El Mercurio, lunes 11 de abril de 2005.
Opinión

Vitalicios

Lucas Sierra I..

Estos cargos son problemáticos porque obstaculizan el recambio generacional.

La muerte de Juan Pablo II ha generado una verdadera cornucopia de reflexiones, alabanzas, muestras de pesar, comentarios, gestos de conmiseración, testimonios, exhortaciones, recuerdos, afirmaciones de la propia fe y homenajes. Entremedio, también se han dejado oír otras reacciones, menos elogiosas, preocupadas por la cerrazón que vendría experimentando la Iglesia Católica tras su apertura a mediados de los años 60.

Los críticos ven en esa cerrazón inflexibilidad e intolerancia. Los que no lo son, en cambio, ven ahí un activo, una especie de faro inconmovible en la tormentosa variabilidad de nuestro mundo. Pasado el fervor de estos días y lograda la paz que sigue a los entierros, el tiempo ayudará a ver quién tiene más razón.

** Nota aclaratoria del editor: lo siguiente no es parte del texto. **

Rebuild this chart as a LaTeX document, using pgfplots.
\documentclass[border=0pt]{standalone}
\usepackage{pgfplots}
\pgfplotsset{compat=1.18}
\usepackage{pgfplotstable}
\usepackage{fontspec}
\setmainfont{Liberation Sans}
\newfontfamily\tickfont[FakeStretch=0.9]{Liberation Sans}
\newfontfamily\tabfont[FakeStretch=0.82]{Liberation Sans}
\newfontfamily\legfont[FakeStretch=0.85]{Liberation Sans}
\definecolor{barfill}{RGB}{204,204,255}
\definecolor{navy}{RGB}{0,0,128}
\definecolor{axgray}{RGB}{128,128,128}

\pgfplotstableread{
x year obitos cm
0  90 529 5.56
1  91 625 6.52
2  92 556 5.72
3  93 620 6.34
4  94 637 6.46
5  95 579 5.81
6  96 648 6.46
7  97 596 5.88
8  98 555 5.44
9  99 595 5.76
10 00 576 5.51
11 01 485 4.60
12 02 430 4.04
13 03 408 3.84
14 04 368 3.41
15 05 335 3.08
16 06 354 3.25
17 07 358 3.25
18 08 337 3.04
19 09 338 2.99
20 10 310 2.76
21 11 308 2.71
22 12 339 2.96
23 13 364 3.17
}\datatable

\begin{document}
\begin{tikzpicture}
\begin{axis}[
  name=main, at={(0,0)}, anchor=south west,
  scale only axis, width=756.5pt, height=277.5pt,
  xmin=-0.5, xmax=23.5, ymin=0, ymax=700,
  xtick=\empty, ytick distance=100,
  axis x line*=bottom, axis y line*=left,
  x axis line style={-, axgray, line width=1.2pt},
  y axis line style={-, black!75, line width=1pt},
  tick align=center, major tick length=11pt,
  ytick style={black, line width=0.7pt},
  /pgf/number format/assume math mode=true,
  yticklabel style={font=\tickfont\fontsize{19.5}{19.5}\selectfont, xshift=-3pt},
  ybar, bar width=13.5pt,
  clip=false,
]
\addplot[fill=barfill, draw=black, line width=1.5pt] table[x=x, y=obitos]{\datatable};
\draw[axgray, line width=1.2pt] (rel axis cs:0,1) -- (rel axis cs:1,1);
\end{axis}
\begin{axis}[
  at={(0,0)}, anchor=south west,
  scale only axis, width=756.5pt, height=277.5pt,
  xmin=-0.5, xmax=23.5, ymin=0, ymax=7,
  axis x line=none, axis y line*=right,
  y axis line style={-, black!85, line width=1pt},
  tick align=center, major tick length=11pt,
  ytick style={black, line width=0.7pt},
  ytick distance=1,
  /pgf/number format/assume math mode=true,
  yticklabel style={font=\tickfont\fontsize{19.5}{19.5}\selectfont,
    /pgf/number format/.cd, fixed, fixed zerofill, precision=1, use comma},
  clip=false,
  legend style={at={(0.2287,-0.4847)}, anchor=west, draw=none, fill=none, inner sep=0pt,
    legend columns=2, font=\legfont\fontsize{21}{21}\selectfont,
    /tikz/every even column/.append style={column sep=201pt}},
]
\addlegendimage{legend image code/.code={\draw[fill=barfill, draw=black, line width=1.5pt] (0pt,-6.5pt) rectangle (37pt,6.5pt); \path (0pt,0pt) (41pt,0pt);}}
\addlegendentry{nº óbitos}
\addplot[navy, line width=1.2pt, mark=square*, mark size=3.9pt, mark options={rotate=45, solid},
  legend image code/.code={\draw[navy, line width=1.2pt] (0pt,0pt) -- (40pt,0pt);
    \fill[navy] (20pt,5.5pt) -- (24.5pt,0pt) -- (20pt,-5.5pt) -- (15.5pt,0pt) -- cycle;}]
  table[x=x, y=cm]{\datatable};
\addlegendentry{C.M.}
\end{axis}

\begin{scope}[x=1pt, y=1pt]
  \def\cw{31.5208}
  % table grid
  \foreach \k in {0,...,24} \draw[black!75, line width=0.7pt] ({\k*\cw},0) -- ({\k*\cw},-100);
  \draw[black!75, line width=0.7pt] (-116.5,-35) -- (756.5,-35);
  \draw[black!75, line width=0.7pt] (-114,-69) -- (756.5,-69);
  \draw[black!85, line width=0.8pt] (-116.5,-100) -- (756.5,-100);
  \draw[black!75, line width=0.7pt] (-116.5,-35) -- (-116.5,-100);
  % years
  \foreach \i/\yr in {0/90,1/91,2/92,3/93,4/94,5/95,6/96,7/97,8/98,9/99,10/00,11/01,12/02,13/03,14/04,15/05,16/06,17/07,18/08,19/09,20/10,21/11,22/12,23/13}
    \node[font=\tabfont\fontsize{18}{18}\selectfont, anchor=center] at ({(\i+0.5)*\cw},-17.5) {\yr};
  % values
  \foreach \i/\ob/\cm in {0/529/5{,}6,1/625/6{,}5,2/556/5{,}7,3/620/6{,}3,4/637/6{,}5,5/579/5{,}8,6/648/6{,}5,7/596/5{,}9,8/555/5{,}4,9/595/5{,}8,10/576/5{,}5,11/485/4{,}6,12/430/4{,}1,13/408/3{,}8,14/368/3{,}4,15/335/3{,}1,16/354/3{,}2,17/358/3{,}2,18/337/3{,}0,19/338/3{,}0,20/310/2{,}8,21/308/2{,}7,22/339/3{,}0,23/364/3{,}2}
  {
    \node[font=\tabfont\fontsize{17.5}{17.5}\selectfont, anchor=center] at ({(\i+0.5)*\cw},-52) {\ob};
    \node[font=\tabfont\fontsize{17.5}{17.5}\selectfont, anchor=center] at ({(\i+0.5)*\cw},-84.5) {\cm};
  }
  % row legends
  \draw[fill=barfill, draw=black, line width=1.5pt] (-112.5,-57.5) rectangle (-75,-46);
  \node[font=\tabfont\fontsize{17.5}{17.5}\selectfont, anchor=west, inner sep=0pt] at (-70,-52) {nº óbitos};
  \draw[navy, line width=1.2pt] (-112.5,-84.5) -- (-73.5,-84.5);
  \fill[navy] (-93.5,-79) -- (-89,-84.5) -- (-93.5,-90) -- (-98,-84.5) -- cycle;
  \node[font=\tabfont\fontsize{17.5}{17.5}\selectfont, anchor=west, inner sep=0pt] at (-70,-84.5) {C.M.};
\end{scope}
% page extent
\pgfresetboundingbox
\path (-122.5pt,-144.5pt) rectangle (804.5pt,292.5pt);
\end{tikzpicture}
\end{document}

Usted, con todo, descuide: no pretendo añadir una nueva reflexión sobre la persona de este Papa o sobre el significado de su largo mandato. Ante su muerte guardo el silencio que suele inspirar la muerte. Quiero, en cambio, concentrarme en una cuestión institucional de los pontificados, cuestión que los últimos días de Juan Pablo II sugirieron de una manera especialmente dramática: su carácter vitalicio.

Hay algo problemático en los cargos vitalicios. Por un lado, permiten a sus titulares una libertad e independencia de criterio que no tendrían si dependieran de la decisión de terceros. Por otro, obstaculizan el recambio generacional y, si su titular no tiene la sabiduría de retirarse a tiempo -ni quienes lo rodean la generosidad de recomendárselo-, el ejercicio del cargo puede terminar acercándose a una parodia, sugiriendo apego al poder y arriesgando momentos penosos, a veces indignos.

Los cargos vitalicios son especialmente problemáticos en política, pues son inmunes al escrutinio público y, por lo mismo, pueden fácilmente volverse sordos a la voluntad ciudadana. Por suerte, han sido una especie rara en nuestra historia. Las Constituciones de 1828, 1833 y 1925 no los contemplaban. La Constitución de 1980 es la excepción: hoy, los ex Presidentes de la República se reencarnan en senadores vitalicios. Ésta fue una innovación que, probablemente, tuvo nombre y apellido, una manifestación más del esfuerzo del antiguo régimen por dejar todo «atado, bien atado.»

Según su testamento, Juan Pablo II habría considerado retirarse el año 2000 y habría pedido a Dios consejo para hacerlo oportunamente. Sin embargo, en el terrenal y muy falible mundo de la política, no podemos confiar en el auxilio de semejante consejero. Tampoco debemos, pues la democracia exige escrutinio público y posibilidad de cambio en el poder. Por esto, es una buena cosa que en la próxima reforma constitucional se deroguen los vitalicios.